**Stated problem:** Which lines below hold the word "chart"? Copy all of them.

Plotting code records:
- - - - -
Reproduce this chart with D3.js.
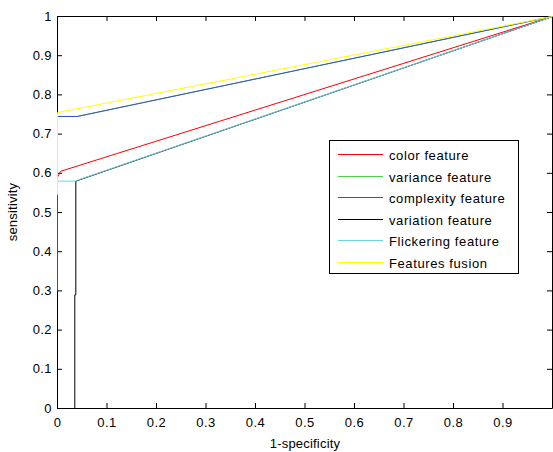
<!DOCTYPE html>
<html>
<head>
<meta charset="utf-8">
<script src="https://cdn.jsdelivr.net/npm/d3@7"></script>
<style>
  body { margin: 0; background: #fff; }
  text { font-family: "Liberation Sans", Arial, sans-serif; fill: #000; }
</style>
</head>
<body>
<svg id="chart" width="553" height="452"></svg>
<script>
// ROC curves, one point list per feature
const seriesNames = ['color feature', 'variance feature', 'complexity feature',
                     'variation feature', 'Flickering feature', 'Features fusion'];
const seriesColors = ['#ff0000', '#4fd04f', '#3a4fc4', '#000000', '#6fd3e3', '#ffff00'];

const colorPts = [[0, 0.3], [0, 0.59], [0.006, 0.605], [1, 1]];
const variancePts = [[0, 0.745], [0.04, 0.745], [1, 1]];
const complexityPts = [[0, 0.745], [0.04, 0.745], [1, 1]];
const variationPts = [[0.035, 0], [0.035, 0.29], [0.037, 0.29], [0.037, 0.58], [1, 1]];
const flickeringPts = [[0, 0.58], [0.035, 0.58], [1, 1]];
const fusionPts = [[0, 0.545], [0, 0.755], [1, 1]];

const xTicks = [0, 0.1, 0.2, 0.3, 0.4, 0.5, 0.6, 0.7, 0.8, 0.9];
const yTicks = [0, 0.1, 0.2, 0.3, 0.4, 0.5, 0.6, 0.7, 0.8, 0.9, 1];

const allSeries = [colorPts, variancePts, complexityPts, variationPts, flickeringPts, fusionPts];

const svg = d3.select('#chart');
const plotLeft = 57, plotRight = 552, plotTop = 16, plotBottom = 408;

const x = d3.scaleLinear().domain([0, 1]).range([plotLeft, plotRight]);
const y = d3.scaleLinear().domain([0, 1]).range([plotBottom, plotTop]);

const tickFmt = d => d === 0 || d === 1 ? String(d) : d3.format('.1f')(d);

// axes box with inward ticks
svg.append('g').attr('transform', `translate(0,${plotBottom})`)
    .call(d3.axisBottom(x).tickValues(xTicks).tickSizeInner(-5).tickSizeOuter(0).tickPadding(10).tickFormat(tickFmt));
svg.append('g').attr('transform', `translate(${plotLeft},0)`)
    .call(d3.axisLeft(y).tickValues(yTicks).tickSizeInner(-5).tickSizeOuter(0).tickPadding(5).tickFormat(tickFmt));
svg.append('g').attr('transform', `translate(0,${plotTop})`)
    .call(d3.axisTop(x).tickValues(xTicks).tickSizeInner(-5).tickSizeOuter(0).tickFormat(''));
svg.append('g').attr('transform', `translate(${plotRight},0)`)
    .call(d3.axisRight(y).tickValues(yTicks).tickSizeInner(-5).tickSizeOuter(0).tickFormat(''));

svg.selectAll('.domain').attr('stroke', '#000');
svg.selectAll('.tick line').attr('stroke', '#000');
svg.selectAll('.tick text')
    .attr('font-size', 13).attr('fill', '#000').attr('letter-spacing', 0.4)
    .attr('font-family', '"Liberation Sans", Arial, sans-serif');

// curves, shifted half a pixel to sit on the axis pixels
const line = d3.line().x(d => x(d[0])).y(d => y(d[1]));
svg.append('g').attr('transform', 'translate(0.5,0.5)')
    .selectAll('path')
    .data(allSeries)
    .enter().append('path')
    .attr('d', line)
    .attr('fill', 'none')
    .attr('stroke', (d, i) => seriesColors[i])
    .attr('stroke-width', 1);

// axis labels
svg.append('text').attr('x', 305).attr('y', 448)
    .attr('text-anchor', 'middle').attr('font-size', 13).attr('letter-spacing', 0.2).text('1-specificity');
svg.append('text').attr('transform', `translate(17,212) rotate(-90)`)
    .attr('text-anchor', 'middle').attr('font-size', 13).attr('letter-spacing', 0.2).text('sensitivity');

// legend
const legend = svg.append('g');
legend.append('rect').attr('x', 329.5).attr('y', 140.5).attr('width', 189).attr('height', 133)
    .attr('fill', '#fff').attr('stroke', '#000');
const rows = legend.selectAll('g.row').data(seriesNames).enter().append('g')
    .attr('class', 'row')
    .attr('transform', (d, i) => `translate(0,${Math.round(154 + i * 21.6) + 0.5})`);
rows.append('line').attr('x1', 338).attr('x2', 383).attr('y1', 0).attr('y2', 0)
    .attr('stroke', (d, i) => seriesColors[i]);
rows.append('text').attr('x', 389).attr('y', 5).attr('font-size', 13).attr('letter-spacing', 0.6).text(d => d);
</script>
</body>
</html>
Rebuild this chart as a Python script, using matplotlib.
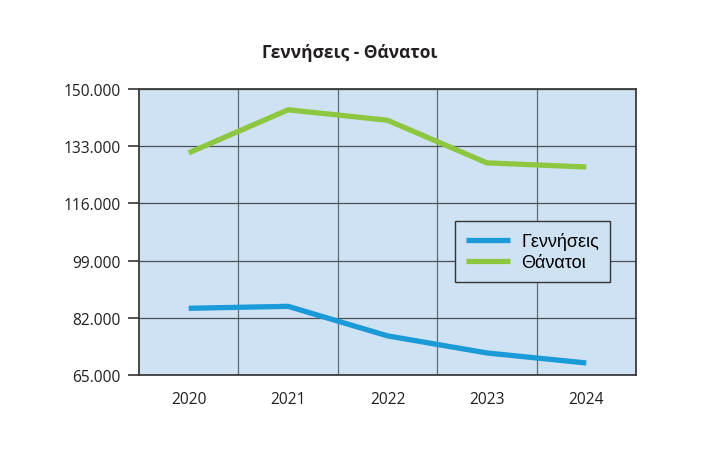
- - - - -
**Finished exercise:**
Reproduce this chart with D3.js.
<svg id="chart" width="553" height="452"></svg>
const svg = d3.select('#chart');
Rebuild this chart as a Python script, using matplotlib.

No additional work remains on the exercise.